START

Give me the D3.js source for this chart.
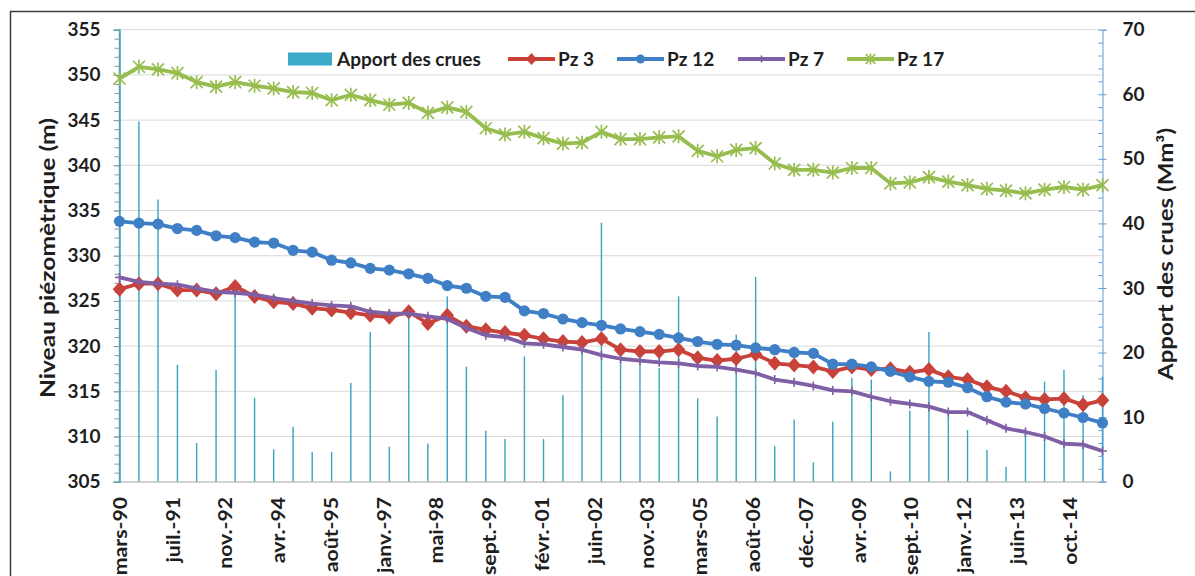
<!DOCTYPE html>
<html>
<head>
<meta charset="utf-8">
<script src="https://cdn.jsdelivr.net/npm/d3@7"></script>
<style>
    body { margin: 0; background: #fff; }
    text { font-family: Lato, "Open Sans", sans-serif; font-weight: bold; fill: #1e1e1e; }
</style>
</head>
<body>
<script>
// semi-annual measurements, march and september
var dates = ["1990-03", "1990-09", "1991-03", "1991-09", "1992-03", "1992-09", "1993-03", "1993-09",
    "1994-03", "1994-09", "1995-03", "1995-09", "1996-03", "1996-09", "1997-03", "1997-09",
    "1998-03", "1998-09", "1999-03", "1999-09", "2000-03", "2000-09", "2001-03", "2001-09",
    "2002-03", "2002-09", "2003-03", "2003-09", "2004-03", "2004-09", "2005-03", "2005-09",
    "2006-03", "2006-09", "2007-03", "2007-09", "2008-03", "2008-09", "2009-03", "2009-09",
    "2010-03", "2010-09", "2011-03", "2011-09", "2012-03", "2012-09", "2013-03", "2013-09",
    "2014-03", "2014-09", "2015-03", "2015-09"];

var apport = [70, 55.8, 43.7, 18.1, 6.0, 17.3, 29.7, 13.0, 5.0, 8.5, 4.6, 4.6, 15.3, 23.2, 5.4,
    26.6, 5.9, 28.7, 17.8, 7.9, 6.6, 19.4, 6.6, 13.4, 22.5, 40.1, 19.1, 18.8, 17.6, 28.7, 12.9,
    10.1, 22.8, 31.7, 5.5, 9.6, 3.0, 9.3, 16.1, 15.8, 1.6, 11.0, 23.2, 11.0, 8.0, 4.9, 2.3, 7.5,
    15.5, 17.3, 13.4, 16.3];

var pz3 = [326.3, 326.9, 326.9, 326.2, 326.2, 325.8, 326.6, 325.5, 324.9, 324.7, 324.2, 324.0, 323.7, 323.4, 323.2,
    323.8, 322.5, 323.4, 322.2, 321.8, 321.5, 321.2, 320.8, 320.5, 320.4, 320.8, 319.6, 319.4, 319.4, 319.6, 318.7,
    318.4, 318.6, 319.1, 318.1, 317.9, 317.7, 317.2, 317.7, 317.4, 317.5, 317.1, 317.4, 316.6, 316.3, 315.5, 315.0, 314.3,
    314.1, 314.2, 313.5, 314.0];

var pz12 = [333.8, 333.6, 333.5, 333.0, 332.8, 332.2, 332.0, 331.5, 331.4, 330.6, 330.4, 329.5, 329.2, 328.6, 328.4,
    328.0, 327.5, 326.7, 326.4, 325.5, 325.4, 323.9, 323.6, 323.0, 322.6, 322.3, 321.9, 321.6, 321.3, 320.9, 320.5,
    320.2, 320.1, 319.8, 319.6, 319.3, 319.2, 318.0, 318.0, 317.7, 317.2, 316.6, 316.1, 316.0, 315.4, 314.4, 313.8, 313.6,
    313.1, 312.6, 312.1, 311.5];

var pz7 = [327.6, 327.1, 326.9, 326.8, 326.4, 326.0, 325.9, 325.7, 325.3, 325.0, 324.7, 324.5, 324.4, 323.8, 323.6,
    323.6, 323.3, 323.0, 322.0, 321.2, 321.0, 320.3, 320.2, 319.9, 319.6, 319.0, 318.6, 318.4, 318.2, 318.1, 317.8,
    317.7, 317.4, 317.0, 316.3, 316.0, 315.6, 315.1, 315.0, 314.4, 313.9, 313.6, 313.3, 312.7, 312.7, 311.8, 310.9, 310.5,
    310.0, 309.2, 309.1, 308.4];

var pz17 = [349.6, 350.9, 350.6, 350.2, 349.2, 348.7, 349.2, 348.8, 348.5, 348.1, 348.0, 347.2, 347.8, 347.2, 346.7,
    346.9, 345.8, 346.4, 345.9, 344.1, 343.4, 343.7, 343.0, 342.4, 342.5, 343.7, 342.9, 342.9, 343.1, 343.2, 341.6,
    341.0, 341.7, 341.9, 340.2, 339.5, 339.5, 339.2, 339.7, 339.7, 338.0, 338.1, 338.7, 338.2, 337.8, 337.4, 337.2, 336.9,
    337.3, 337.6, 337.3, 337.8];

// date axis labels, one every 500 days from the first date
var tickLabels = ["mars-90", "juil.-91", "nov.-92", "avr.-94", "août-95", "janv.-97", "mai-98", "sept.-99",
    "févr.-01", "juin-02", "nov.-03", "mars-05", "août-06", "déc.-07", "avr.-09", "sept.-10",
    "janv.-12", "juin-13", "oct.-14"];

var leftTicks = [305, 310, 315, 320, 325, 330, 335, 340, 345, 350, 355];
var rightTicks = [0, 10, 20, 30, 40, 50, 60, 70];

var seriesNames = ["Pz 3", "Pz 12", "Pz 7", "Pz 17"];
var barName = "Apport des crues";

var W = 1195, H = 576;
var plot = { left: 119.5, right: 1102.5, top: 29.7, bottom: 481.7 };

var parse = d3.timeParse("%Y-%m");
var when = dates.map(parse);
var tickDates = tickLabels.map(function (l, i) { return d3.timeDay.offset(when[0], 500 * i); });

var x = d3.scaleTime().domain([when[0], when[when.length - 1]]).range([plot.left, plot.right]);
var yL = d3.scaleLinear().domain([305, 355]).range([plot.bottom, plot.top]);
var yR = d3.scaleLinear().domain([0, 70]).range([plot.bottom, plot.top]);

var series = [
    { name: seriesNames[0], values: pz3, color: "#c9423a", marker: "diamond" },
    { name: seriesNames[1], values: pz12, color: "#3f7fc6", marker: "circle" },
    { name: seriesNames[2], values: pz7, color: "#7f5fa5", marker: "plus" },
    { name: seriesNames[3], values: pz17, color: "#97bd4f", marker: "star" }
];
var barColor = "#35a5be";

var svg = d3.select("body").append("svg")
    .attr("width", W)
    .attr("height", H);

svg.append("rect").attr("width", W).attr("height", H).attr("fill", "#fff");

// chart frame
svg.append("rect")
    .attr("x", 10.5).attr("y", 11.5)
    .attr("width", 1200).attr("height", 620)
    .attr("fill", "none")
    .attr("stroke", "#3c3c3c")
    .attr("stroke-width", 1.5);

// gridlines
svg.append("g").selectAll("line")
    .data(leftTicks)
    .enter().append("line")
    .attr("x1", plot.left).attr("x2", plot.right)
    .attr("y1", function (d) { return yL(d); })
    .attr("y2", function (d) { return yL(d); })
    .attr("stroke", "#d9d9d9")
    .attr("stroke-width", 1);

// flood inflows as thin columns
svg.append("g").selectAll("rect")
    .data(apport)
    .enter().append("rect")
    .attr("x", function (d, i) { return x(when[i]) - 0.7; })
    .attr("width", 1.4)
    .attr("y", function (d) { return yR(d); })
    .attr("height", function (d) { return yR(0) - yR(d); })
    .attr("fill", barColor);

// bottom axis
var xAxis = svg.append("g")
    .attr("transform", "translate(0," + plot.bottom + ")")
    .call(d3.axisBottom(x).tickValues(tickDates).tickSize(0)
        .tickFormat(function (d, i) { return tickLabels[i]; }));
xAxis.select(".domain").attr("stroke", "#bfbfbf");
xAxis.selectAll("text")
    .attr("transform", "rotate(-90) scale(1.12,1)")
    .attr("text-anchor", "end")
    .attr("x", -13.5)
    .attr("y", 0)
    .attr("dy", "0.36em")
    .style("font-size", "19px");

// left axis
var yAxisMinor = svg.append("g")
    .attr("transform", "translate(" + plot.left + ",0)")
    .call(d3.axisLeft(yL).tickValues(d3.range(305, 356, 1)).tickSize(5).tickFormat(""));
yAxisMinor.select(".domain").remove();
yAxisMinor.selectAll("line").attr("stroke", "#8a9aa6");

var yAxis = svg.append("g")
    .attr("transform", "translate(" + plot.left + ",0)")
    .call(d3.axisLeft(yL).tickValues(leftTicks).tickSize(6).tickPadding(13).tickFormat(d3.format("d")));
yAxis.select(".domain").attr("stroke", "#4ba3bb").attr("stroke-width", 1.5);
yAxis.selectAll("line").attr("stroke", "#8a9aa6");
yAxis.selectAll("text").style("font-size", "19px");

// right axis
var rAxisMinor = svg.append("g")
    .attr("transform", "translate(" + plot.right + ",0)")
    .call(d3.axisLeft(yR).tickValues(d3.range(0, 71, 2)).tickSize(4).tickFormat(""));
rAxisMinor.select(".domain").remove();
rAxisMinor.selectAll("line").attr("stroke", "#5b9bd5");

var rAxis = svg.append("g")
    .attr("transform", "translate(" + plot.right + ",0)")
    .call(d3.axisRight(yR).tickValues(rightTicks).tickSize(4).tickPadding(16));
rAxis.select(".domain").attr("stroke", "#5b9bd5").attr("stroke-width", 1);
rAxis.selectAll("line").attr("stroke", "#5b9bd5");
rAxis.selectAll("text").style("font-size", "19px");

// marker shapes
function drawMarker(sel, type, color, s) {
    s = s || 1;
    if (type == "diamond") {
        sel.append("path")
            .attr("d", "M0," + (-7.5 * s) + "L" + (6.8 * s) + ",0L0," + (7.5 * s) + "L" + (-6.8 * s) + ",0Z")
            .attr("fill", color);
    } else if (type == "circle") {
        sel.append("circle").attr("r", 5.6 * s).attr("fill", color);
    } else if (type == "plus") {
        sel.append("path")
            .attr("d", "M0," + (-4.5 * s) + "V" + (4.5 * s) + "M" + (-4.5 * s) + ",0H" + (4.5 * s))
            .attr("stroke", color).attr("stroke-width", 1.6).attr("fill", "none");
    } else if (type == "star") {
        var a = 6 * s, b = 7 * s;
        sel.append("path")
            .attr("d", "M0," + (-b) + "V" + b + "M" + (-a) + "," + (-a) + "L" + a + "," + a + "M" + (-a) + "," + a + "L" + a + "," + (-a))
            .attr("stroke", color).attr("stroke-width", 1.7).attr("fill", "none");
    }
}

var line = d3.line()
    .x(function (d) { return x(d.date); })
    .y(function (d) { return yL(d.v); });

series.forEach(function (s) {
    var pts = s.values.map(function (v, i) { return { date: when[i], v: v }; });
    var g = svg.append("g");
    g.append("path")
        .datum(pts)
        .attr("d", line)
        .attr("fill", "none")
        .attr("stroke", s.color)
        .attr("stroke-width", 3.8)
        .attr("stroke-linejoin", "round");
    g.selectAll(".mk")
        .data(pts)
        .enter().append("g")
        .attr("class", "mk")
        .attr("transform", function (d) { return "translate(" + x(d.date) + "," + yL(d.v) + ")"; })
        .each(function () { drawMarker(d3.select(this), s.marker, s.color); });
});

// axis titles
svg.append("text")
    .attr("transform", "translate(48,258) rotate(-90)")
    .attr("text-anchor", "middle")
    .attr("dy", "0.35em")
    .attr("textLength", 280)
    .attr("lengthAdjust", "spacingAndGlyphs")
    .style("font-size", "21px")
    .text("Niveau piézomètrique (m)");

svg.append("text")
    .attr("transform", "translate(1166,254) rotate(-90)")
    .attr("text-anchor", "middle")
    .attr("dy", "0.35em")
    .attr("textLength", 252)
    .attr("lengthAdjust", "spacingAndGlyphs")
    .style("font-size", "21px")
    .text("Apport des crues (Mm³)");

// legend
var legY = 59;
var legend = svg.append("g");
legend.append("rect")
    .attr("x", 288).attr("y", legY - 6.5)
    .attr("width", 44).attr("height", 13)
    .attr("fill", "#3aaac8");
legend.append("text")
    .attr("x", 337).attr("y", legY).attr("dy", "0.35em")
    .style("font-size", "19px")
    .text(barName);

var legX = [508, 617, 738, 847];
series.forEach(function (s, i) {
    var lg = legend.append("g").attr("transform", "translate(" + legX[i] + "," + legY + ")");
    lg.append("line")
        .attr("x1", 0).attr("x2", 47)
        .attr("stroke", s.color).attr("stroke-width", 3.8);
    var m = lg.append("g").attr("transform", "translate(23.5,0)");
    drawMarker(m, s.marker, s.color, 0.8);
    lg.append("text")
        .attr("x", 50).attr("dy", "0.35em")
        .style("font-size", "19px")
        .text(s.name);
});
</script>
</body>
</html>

END
START

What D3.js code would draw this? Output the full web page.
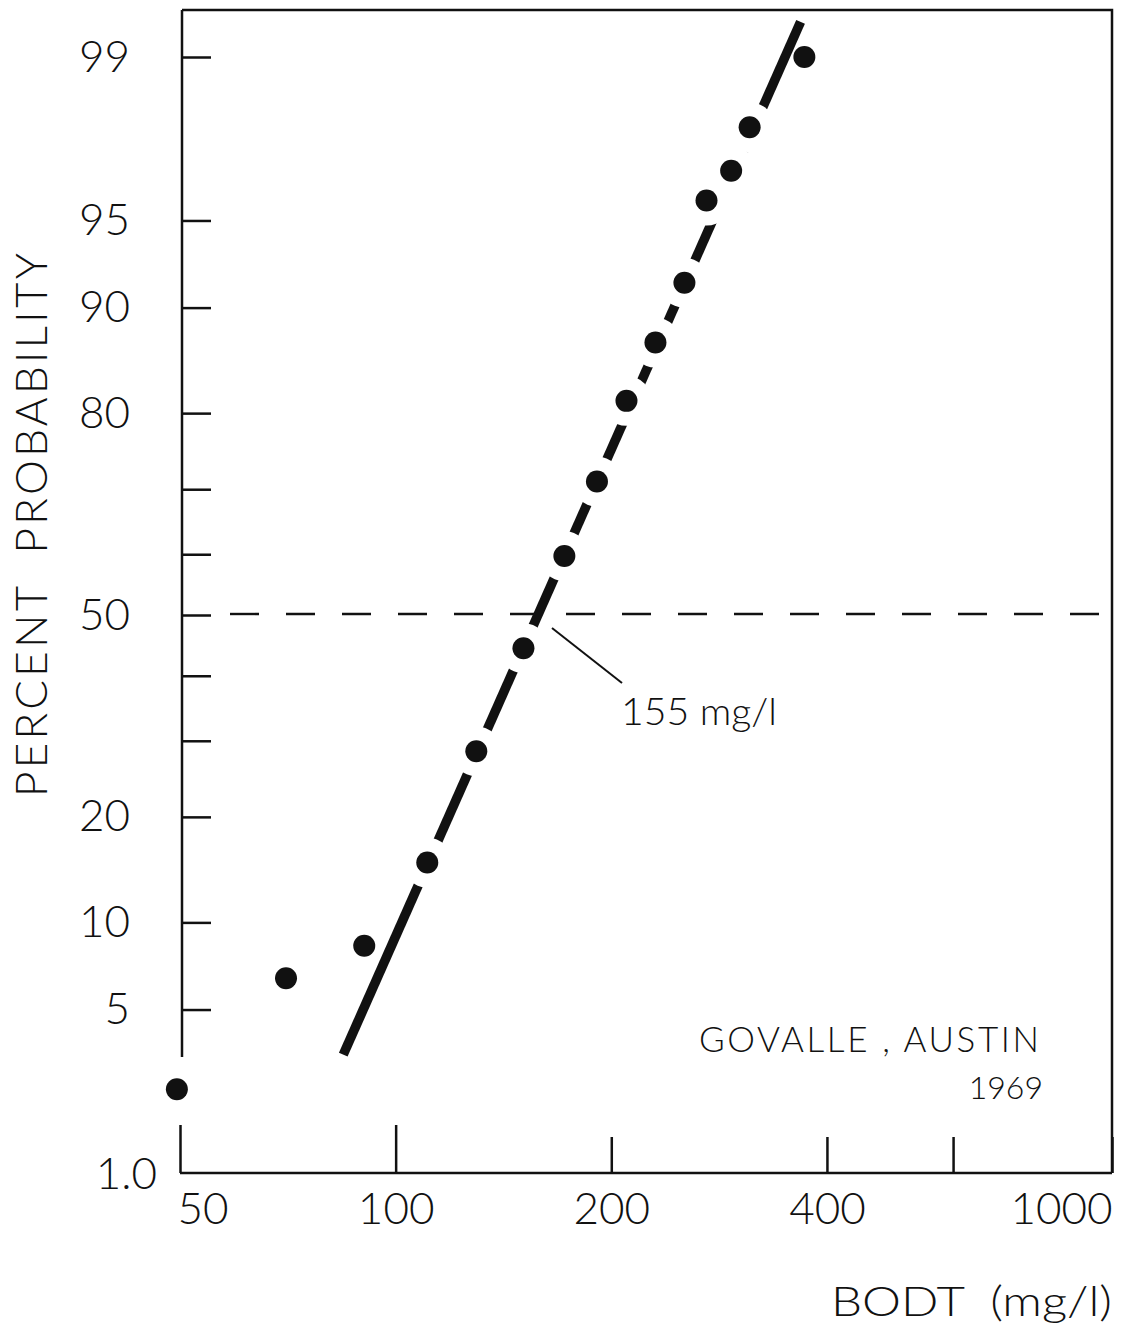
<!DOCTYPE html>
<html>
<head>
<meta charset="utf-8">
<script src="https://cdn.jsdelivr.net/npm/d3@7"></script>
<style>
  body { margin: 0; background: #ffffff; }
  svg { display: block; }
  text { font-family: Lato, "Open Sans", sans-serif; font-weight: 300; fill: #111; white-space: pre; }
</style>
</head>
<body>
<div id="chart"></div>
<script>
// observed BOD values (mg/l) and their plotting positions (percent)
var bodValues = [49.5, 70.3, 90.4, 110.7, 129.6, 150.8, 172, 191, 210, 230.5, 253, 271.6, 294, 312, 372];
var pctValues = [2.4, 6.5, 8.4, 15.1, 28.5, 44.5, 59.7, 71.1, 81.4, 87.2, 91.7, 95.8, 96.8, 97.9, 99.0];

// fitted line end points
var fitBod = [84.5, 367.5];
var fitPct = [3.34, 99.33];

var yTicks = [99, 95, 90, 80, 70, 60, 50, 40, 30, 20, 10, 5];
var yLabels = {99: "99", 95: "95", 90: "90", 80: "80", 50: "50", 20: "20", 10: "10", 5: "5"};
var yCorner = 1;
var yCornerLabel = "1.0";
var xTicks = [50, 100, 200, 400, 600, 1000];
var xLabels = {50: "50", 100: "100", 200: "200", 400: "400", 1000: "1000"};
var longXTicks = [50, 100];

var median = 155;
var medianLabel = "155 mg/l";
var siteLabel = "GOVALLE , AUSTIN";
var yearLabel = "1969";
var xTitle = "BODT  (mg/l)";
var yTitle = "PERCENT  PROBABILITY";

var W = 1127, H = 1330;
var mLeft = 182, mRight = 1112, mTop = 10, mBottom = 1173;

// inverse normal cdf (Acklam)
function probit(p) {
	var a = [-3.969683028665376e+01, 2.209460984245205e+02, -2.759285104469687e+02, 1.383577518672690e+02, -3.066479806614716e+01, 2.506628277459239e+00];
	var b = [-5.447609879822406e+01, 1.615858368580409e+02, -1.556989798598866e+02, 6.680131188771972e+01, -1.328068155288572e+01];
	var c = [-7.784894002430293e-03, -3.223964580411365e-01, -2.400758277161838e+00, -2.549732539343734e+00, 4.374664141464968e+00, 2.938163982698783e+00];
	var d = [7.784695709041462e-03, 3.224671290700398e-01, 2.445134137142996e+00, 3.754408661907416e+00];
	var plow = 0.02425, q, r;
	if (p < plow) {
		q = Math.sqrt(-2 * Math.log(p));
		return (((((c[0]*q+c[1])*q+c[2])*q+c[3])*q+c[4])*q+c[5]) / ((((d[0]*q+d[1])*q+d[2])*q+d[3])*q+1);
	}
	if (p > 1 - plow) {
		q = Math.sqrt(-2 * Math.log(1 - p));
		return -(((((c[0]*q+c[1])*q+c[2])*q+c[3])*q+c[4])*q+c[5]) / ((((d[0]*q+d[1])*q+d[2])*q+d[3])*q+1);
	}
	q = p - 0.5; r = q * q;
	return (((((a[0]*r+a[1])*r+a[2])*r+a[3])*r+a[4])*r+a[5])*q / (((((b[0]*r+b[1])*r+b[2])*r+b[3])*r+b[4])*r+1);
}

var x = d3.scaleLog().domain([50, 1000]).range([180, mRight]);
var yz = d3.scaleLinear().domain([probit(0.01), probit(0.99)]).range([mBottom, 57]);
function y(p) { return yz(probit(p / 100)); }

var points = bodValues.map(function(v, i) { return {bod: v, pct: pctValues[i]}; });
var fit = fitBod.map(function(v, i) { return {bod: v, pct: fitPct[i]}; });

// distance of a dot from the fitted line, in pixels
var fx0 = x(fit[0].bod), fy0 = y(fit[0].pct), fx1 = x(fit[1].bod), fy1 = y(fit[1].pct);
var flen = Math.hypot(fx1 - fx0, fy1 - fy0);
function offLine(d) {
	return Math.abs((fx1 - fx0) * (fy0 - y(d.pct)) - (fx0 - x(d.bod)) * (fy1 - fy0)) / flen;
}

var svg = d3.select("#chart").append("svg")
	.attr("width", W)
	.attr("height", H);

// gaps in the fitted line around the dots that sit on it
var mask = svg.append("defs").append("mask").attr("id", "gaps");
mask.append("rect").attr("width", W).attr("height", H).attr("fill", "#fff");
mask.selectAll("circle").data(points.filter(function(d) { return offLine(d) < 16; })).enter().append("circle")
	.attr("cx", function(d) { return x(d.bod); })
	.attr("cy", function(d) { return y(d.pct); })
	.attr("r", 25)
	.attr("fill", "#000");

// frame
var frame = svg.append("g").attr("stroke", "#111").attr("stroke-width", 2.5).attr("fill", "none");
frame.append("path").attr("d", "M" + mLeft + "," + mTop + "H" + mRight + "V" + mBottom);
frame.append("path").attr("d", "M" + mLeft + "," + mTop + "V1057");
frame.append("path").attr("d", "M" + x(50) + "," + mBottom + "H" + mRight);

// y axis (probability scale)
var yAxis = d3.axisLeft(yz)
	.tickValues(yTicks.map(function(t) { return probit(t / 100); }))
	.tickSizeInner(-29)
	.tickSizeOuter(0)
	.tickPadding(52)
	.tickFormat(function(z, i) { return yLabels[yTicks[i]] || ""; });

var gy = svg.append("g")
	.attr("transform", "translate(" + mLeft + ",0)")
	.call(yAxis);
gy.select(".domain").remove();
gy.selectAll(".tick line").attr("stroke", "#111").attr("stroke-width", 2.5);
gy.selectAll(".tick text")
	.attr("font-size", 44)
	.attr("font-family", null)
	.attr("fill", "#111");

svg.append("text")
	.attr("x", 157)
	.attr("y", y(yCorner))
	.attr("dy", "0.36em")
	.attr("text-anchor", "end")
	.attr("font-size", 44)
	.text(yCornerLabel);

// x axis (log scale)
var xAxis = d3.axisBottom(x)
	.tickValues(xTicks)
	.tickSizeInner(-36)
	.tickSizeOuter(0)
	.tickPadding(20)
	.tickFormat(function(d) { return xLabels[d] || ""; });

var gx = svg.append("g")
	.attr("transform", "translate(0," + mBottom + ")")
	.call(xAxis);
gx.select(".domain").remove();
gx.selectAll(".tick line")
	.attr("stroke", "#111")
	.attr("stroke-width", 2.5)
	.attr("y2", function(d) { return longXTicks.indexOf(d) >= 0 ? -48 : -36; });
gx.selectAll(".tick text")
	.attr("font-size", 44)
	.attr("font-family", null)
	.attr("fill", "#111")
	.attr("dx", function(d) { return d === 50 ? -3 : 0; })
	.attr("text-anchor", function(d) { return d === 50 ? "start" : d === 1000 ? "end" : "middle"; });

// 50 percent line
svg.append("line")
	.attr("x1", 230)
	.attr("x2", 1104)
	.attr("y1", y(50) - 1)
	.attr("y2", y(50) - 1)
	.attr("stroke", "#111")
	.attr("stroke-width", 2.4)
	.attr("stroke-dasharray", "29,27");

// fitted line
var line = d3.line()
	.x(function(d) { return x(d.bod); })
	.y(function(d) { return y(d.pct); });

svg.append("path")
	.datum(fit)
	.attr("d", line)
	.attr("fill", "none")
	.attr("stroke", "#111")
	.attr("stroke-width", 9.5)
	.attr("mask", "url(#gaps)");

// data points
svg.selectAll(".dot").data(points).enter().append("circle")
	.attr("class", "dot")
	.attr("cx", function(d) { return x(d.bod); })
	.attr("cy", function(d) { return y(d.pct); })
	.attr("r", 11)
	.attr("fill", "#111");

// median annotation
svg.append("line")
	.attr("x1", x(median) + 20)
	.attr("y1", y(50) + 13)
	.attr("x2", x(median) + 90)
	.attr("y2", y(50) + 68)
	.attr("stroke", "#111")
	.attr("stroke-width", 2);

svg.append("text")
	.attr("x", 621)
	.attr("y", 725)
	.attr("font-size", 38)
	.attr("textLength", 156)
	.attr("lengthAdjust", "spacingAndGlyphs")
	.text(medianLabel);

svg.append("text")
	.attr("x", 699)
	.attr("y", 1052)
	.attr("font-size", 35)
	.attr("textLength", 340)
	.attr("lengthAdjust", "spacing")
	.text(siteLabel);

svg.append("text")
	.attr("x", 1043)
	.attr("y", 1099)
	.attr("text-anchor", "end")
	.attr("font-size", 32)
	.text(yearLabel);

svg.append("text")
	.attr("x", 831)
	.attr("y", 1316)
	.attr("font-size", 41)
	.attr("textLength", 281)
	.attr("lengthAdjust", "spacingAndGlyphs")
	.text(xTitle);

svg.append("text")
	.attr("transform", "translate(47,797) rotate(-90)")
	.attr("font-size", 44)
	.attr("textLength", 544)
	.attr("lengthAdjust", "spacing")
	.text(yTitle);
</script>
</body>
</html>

END

Print everything from the line with "Give me the D3.js source for this chart." down to the line with "15.5, 17.3, 13.4, 16.3];", both included, exactly as written and without the pictures.

*FULL ANSWER:*
Give me the D3.js source for this chart.
<!DOCTYPE html>
<html>
<head>
<meta charset="utf-8">
<script src="https://cdn.jsdelivr.net/npm/d3@7"></script>
<style>
    body { margin: 0; background: #fff; }
    text { font-family: Lato, "Open Sans", sans-serif; font-weight: bold; fill: #1e1e1e; }
</style>
</head>
<body>
<script>
// semi-annual measurements, march and september
var dates = ["1990-03", "1990-09", "1991-03", "1991-09", "1992-03", "1992-09", "1993-03", "1993-09",
    "1994-03", "1994-09", "1995-03", "1995-09", "1996-03", "1996-09", "1997-03", "1997-09",
    "1998-03", "1998-09", "1999-03", "1999-09", "2000-03", "2000-09", "2001-03", "2001-09",
    "2002-03", "2002-09", "2003-03", "2003-09", "2004-03", "2004-09", "2005-03", "2005-09",
    "2006-03", "2006-09", "2007-03", "2007-09", "2008-03", "2008-09", "2009-03", "2009-09",
    "2010-03", "2010-09", "2011-03", "2011-09", "2012-03", "2012-09", "2013-03", "2013-09",
    "2014-03", "2014-09", "2015-03", "2015-09"];

var apport = [70, 55.8, 43.7, 18.1, 6.0, 17.3, 29.7, 13.0, 5.0, 8.5, 4.6, 4.6, 15.3, 23.2, 5.4,
    26.6, 5.9, 28.7, 17.8, 7.9, 6.6, 19.4, 6.6, 13.4, 22.5, 40.1, 19.1, 18.8, 17.6, 28.7, 12.9,
    10.1, 22.8, 31.7, 5.5, 9.6, 3.0, 9.3, 16.1, 15.8, 1.6, 11.0, 23.2, 11.0, 8.0, 4.9, 2.3, 7.5,
    15.5, 17.3, 13.4, 16.3];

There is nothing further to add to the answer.